Given exercise:
Omit every picture and return the rest of the data unaltered.

Data extract:
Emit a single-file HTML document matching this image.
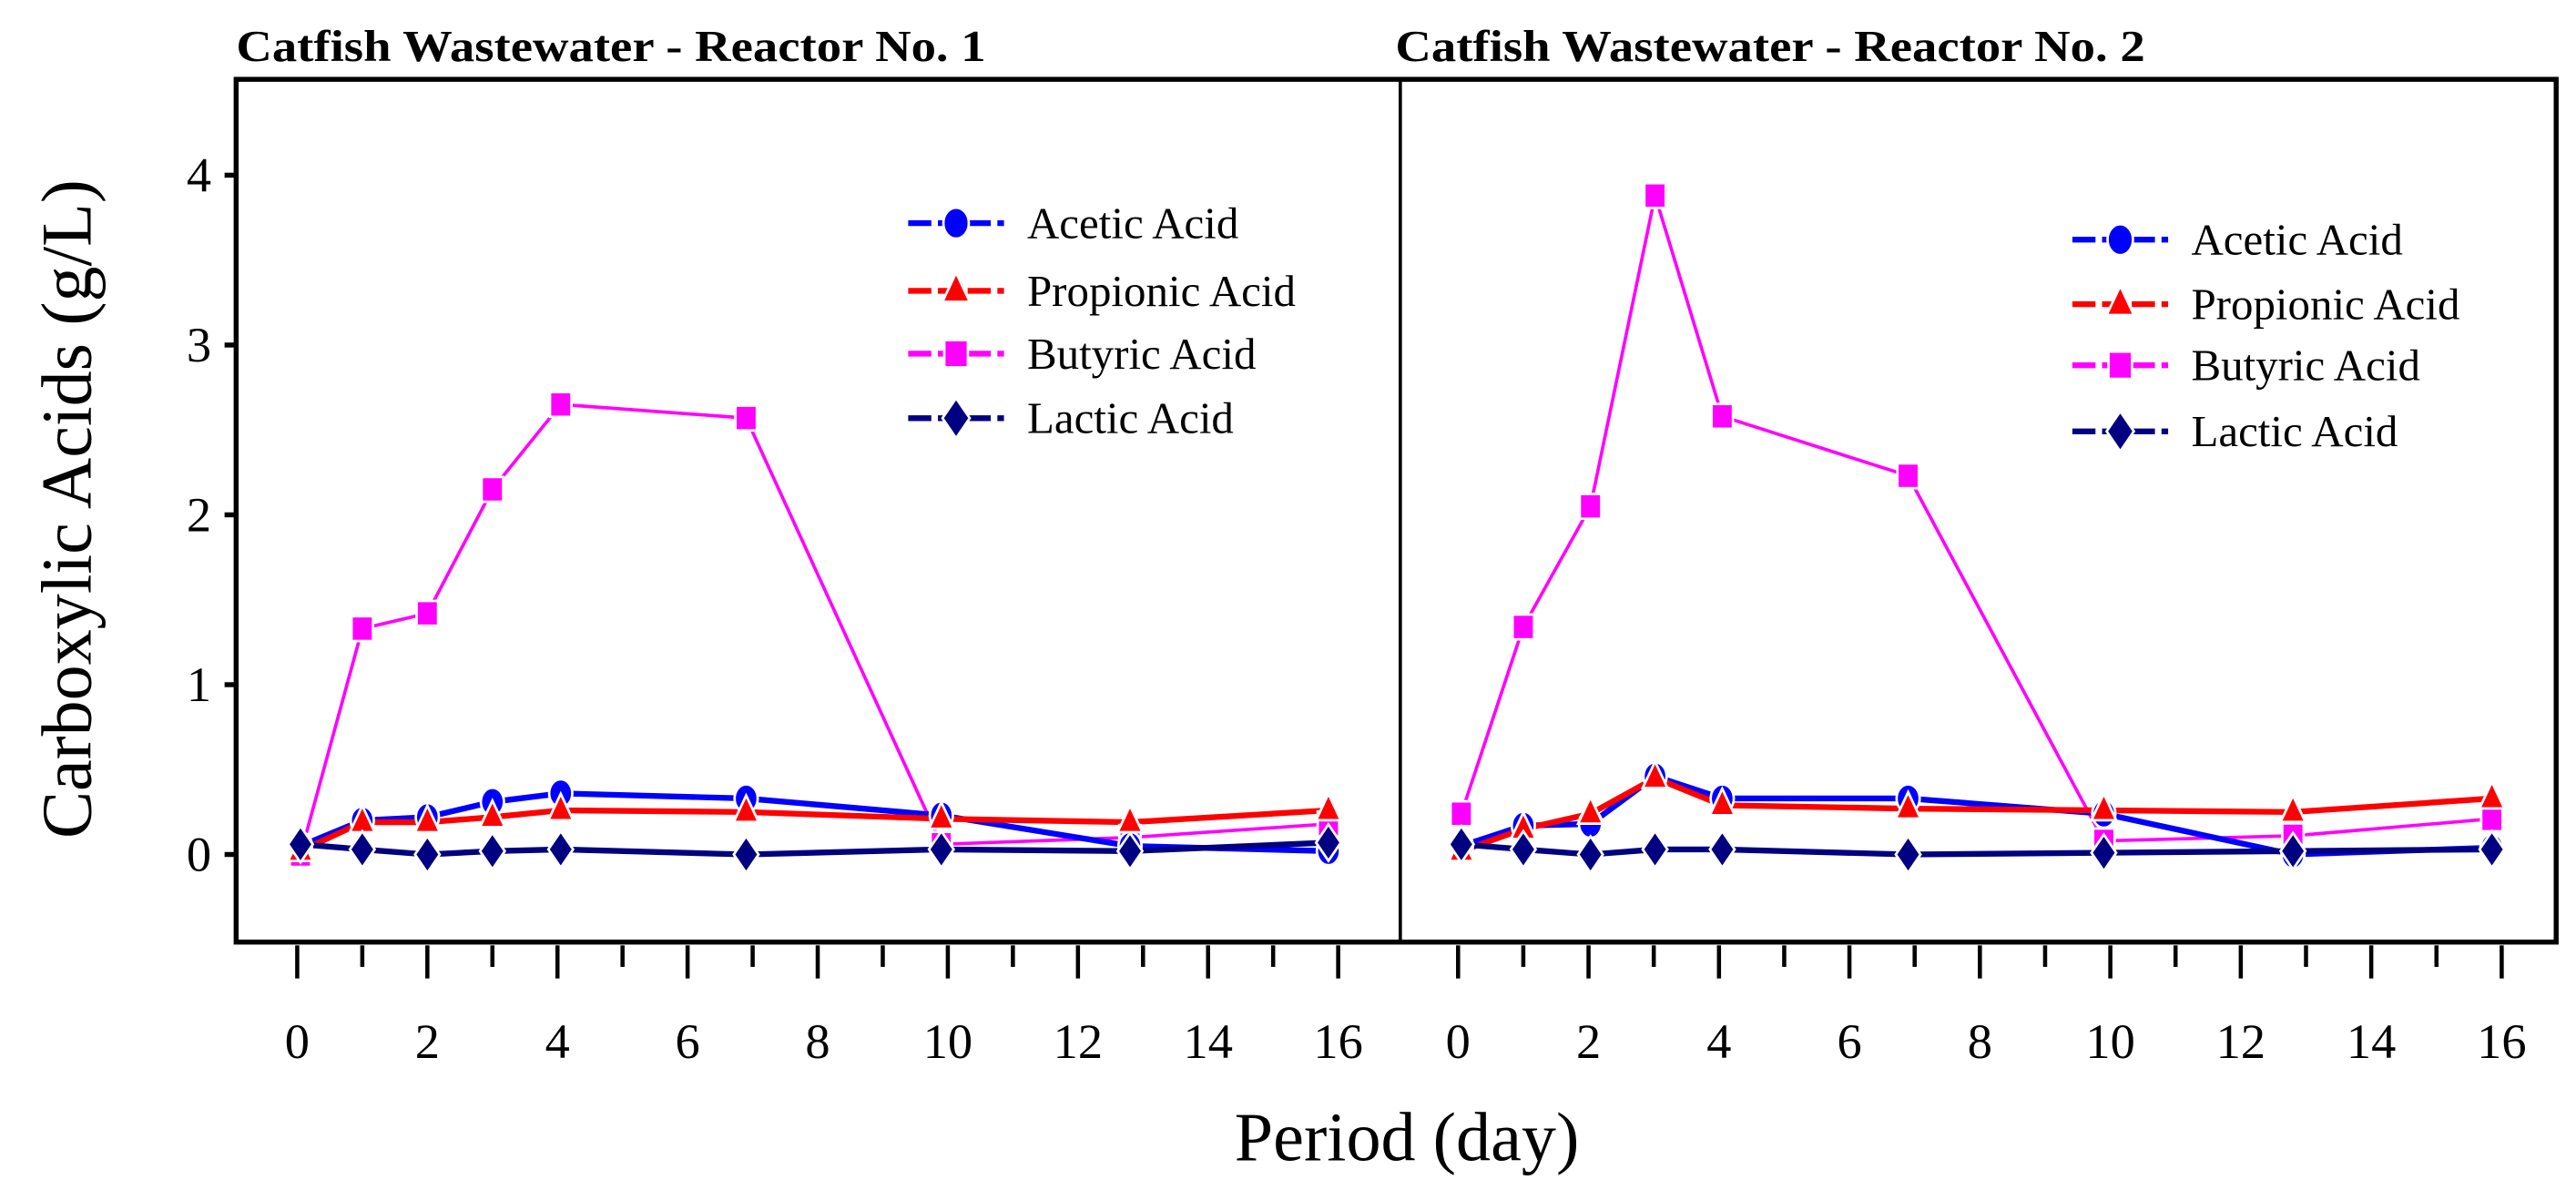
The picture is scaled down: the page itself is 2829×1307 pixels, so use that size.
<!DOCTYPE html>
<html><head><meta charset="utf-8"><style>
html,body{margin:0;padding:0;background:#fff;}
svg{display:block;}
text{font-family:"Liberation Serif",serif;fill:#000;}
</style></head><body>
<svg id="chart" width="2829" height="1307" viewBox="0 0 1560 720" preserveAspectRatio="none" xmlns="http://www.w3.org/2000/svg">
</svg>
<script>
const days1 = [0.05, 1, 2, 3, 4.05, 6.9, 9.9, 12.8, 15.85];
const days2 = [0.05, 1, 2.03, 3.02, 4.05, 6.9, 9.9, 12.8, 15.85];
const acetic1 = [0.05, 0.2, 0.22, 0.31, 0.36, 0.33, 0.23, 0.05, 0.02];
const propionic1 = [0.02, 0.19, 0.19, 0.22, 0.26, 0.25, 0.21, 0.19, 0.26];
const butyric1 = [0.0, 1.33, 1.42, 2.15, 2.65, 2.57, 0.06, 0.1, 0.18];
const lactic1 = [0.06, 0.03, 0.0, 0.02, 0.03, 0.0, 0.03, 0.02, 0.07];
const acetic2 = [0.05, 0.17, 0.18, 0.46, 0.33, 0.33, 0.24, 0.0, 0.04];
const propionic2 = [0.02, 0.15, 0.24, 0.45, 0.29, 0.27, 0.26, 0.25, 0.33];
const butyric2 = [0.24, 1.34, 2.05, 3.88, 2.58, 2.23, 0.08, 0.11, 0.21];
const lactic2 = [0.06, 0.03, 0.0, 0.03, 0.03, 0.0, 0.01, 0.02, 0.03];
const xTicks = [0, 2, 4, 6, 8, 10, 12, 14, 16];
const yTicks = [0, 1, 2, 3, 4];
const seriesNames = ["Acetic Acid", "Propionic Acid", "Butyric Acid", " Lactic Acid"];

const NS = "http://www.w3.org/2000/svg";
const svg = document.getElementById("chart");
function mk(tag, attrs, parent) {
  const e = document.createElementNS(NS, tag);
  for (const k in attrs) e.setAttribute(k, attrs[k]);
  (parent || svg).appendChild(e);
  return e;
}
const Y0 = 517, YU = 102.75;
function yS(v) { return Y0 - v * YU; }
const panels = [
  {x0: 180, u: 39.4, lx: 550, ly: [135, 176, 214, 253], title: "Catfish Wastewater - Reactor No. 1", tx: 143,
   days: days1, data: [acetic1, propionic1, butyric1, lactic1]},
  {x0: 883, u: 39.5, lx: 1255, ly: [145, 184, 221, 261], title: "Catfish Wastewater - Reactor No. 2", tx: 845,
   days: days2, data: [acetic2, propionic2, butyric2, lactic2]}
];
const colors = ["#0000ff", "#ff0000", "#ff00ff", "#000080"];
const widths = [3.5, 3.5, 2, 3.5];
function marker(i, x, y, parent, s) {
  s = s || 1;
  let m;
  if (i === 0) m = mk("ellipse", {cx: x, cy: y, rx: 7*s, ry: 8.5*s, fill: colors[0], stroke: "#fff", "stroke-width": 1.5}, parent);
  else if (i === 1) m = mk("polygon", {points: `${x},${y-10*s} ${x-7.5*s},${y+6*s} ${x+7.5*s},${y+6*s}`, fill: colors[1], stroke: "#fff", "stroke-width": 1.5}, parent);
  else if (i === 2) m = mk("rect", {x: x-6.5*s, y: y-7.5*s, width: 13*s, height: 15*s, fill: colors[2], stroke: "#fff", "stroke-width": 1.5}, parent);
  else m = mk("polygon", {points: `${x},${y-11*s} ${x+7.5*s},${y} ${x},${y+11*s} ${x-7.5*s},${y}`, fill: colors[3], stroke: "#fff", "stroke-width": 1.5}, parent);
  
  
  return m;
}
const frame = mk("rect", {x: 143, y: 48, width: 1405, height: 522, fill: "none", stroke: "#000", "stroke-width": 3});


const div = mk("line", {x1: 848, y1: 48, x2: 848, y2: 570, stroke: "#000", "stroke-width": 2});


yTicks.forEach(v => {
  const t = mk("line", {x1: 136, y1: yS(v), x2: 143, y2: yS(v), stroke: "#000", "stroke-width": 3});
  
  
  const l = mk("text", {x: 128, y: yS(v) + 10, "text-anchor": "end", "font-size": 30});
  l.textContent = v;
  
  
});
const yt = mk("text", {x: 0, y: 0, "text-anchor": "middle", "font-size": 43, transform: "translate(55,308) rotate(-90)"});
yt.textContent = "Carboxylic Acids (g/L)";


const xt = mk("text", {x: 852, y: 702, "text-anchor": "middle", "font-size": 42});
xt.textContent = "Period (day)";



panels.forEach((p, pi) => {
  const xS = d => p.x0 + d * p.u;
  const g = mk("g", {});
  
  
  const title = mk("text", {x: p.tx, y: 37, "font-size": 27, "font-weight": "bold", textLength: 454, lengthAdjust: "spacingAndGlyphs"}, g);
  title.textContent = p.title;
  
  
  for (let d = 0; d <= 16; d++) {
    const major = d % 2 === 0;
    const t = mk("line", {x1: xS(d), y1: 572, x2: xS(d), y2: major ? 592 : 585, stroke: "#000", "stroke-width": 2.5}, g);
    
    
  }
  xTicks.forEach(d => {
    const l = mk("text", {x: xS(d), y: 640, "text-anchor": "middle", "font-size": 30}, g);
    l.textContent = d;
    
    
  });
  const order = [2, 0, 1, 3];
  order.forEach(i => {
    const pts = p.days.map((d, k) => xS(d) + "," + yS(p.data[i][k])).join(" ");
    const line = mk("polyline", {points: pts, fill: "none", stroke: colors[i], "stroke-width": widths[i]}, g);
    
    
  });
  order.forEach(i => {
    p.days.forEach((d, k) => marker(i, xS(d), yS(p.data[i][k]), g));
  });
  seriesNames.forEach((n, i) => {
    const y = p.ly[i];
    const ll = mk("line", {x1: p.lx, y1: y, x2: p.lx + 58, y2: y, stroke: colors[i], "stroke-width": 3.5, "stroke-dasharray": "14,4"}, g);
    
    
    marker(i, p.lx + 29, y, g, 1.1);
    const lt = mk("text", {x: p.lx + 72, y: y + 9, "font-size": 27, "xml:space": "preserve"}, g);
    lt.textContent = pi === 1 ? n.trim() : n;
    
    
  });
});
</script>
</body></html>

Result:
Emit a single-file HTML document matching this image.
The picture is scaled down: the page itself is 2829×1307 pixels, so use that size.
<!DOCTYPE html>
<html><head><meta charset="utf-8"><style>
html,body{margin:0;padding:0;background:#fff;}
svg{display:block;}
text{font-family:"Liberation Serif",serif;fill:#000;}
</style></head><body>
<svg id="chart" width="2829" height="1307" viewBox="0 0 1560 720" preserveAspectRatio="none" xmlns="http://www.w3.org/2000/svg">
</svg>
<script>
const days1 = [0.05, 1, 2, 3, 4.05, 6.9, 9.9, 12.8, 15.85];
const days2 = [0.05, 1, 2.03, 3.02, 4.05, 6.9, 9.9, 12.8, 15.85];
const acetic1 = [0.05, 0.2, 0.22, 0.31, 0.36, 0.33, 0.23, 0.05, 0.02];
const propionic1 = [0.02, 0.19, 0.19, 0.22, 0.26, 0.25, 0.21, 0.19, 0.26];
const butyric1 = [0.0, 1.33, 1.42, 2.15, 2.65, 2.57, 0.06, 0.1, 0.18];
const lactic1 = [0.06, 0.03, 0.0, 0.02, 0.03, 0.0, 0.03, 0.02, 0.07];
const acetic2 = [0.05, 0.17, 0.18, 0.46, 0.33, 0.33, 0.24, 0.0, 0.04];
const propionic2 = [0.02, 0.15, 0.24, 0.45, 0.29, 0.27, 0.26, 0.25, 0.33];
const butyric2 = [0.24, 1.34, 2.05, 3.88, 2.58, 2.23, 0.08, 0.11, 0.21];
const lactic2 = [0.06, 0.03, 0.0, 0.03, 0.03, 0.0, 0.01, 0.02, 0.03];
const xTicks = [0, 2, 4, 6, 8, 10, 12, 14, 16];
const yTicks = [0, 1, 2, 3, 4];
const seriesNames = ["Acetic Acid", "Propionic Acid", "Butyric Acid", " Lactic Acid"];

const NS = "http://www.w3.org/2000/svg";
const svg = document.getElementById("chart");
function mk(tag, attrs, parent) {
  const e = document.createElementNS(NS, tag);
  for (const k in attrs) e.setAttribute(k, attrs[k]);
  (parent || svg).appendChild(e);
  return e;
}
const Y0 = 517, YU = 102.75;
function yS(v) { return Y0 - v * YU; }
const panels = [
  {x0: 180, u: 39.4, lx: 550, ly: [135, 176, 214, 253], title: "Catfish Wastewater - Reactor No. 1", tx: 143,
   days: days1, data: [acetic1, propionic1, butyric1, lactic1]},
  {x0: 883, u: 39.5, lx: 1255, ly: [145, 184, 221, 261], title: "Catfish Wastewater - Reactor No. 2", tx: 845,
   days: days2, data: [acetic2, propionic2, butyric2, lactic2]}
];
const colors = ["#0000ff", "#ff0000", "#ff00ff", "#000080"];
const widths = [3.5, 3.5, 2, 3.5];
function marker(i, x, y, parent, s) {
  s = s || 1;
  let m;
  if (i === 0) m = mk("ellipse", {cx: x, cy: y, rx: 7*s, ry: 8.5*s, fill: colors[0], stroke: "#fff", "stroke-width": 1.5}, parent);
  else if (i === 1) m = mk("polygon", {points: `${x},${y-10*s} ${x-7.5*s},${y+6*s} ${x+7.5*s},${y+6*s}`, fill: colors[1], stroke: "#fff", "stroke-width": 1.5}, parent);
  else if (i === 2) m = mk("rect", {x: x-6.5*s, y: y-7.5*s, width: 13*s, height: 15*s, fill: colors[2], stroke: "#fff", "stroke-width": 1.5}, parent);
  else m = mk("polygon", {points: `${x},${y-11*s} ${x+7.5*s},${y} ${x},${y+11*s} ${x-7.5*s},${y}`, fill: colors[3], stroke: "#fff", "stroke-width": 1.5}, parent);
  
  
  return m;
}
const frame = mk("rect", {x: 143, y: 48, width: 1405, height: 522, fill: "none", stroke: "#000", "stroke-width": 3});


const div = mk("line", {x1: 848, y1: 48, x2: 848, y2: 570, stroke: "#000", "stroke-width": 2});


yTicks.forEach(v => {
  const t = mk("line", {x1: 136, y1: yS(v), x2: 143, y2: yS(v), stroke: "#000", "stroke-width": 3});
  
  
  const l = mk("text", {x: 128, y: yS(v) + 10, "text-anchor": "end", "font-size": 30});
  l.textContent = v;
  
  
});
const yt = mk("text", {x: 0, y: 0, "text-anchor": "middle", "font-size": 43, transform: "translate(55,308) rotate(-90)"});
yt.textContent = "Carboxylic Acids (g/L)";


const xt = mk("text", {x: 852, y: 702, "text-anchor": "middle", "font-size": 42});
xt.textContent = "Period (day)";



panels.forEach((p, pi) => {
  const xS = d => p.x0 + d * p.u;
  const g = mk("g", {});
  
  
  const title = mk("text", {x: p.tx, y: 37, "font-size": 27, "font-weight": "bold", textLength: 454, lengthAdjust: "spacingAndGlyphs"}, g);
  title.textContent = p.title;
  
  
  for (let d = 0; d <= 16; d++) {
    const major = d % 2 === 0;
    const t = mk("line", {x1: xS(d), y1: 572, x2: xS(d), y2: major ? 592 : 585, stroke: "#000", "stroke-width": 2.5}, g);
    
    
  }
  xTicks.forEach(d => {
    const l = mk("text", {x: xS(d), y: 640, "text-anchor": "middle", "font-size": 30}, g);
    l.textContent = d;
    
    
  });
  const order = [2, 0, 1, 3];
  order.forEach(i => {
    const pts = p.days.map((d, k) => xS(d) + "," + yS(p.data[i][k])).join(" ");
    const line = mk("polyline", {points: pts, fill: "none", stroke: colors[i], "stroke-width": widths[i]}, g);
    
    
  });
  order.forEach(i => {
    p.days.forEach((d, k) => marker(i, xS(d), yS(p.data[i][k]), g));
  });
  seriesNames.forEach((n, i) => {
    const y = p.ly[i];
    const ll = mk("line", {x1: p.lx, y1: y, x2: p.lx + 58, y2: y, stroke: colors[i], "stroke-width": 3.5, "stroke-dasharray": "14,4"}, g);
    
    
    marker(i, p.lx + 29, y, g, 1.1);
    const lt = mk("text", {x: p.lx + 72, y: y + 9, "font-size": 27, "xml:space": "preserve"}, g);
    lt.textContent = pi === 1 ? n.trim() : n;
    
    
  });
});
</script>
</body></html>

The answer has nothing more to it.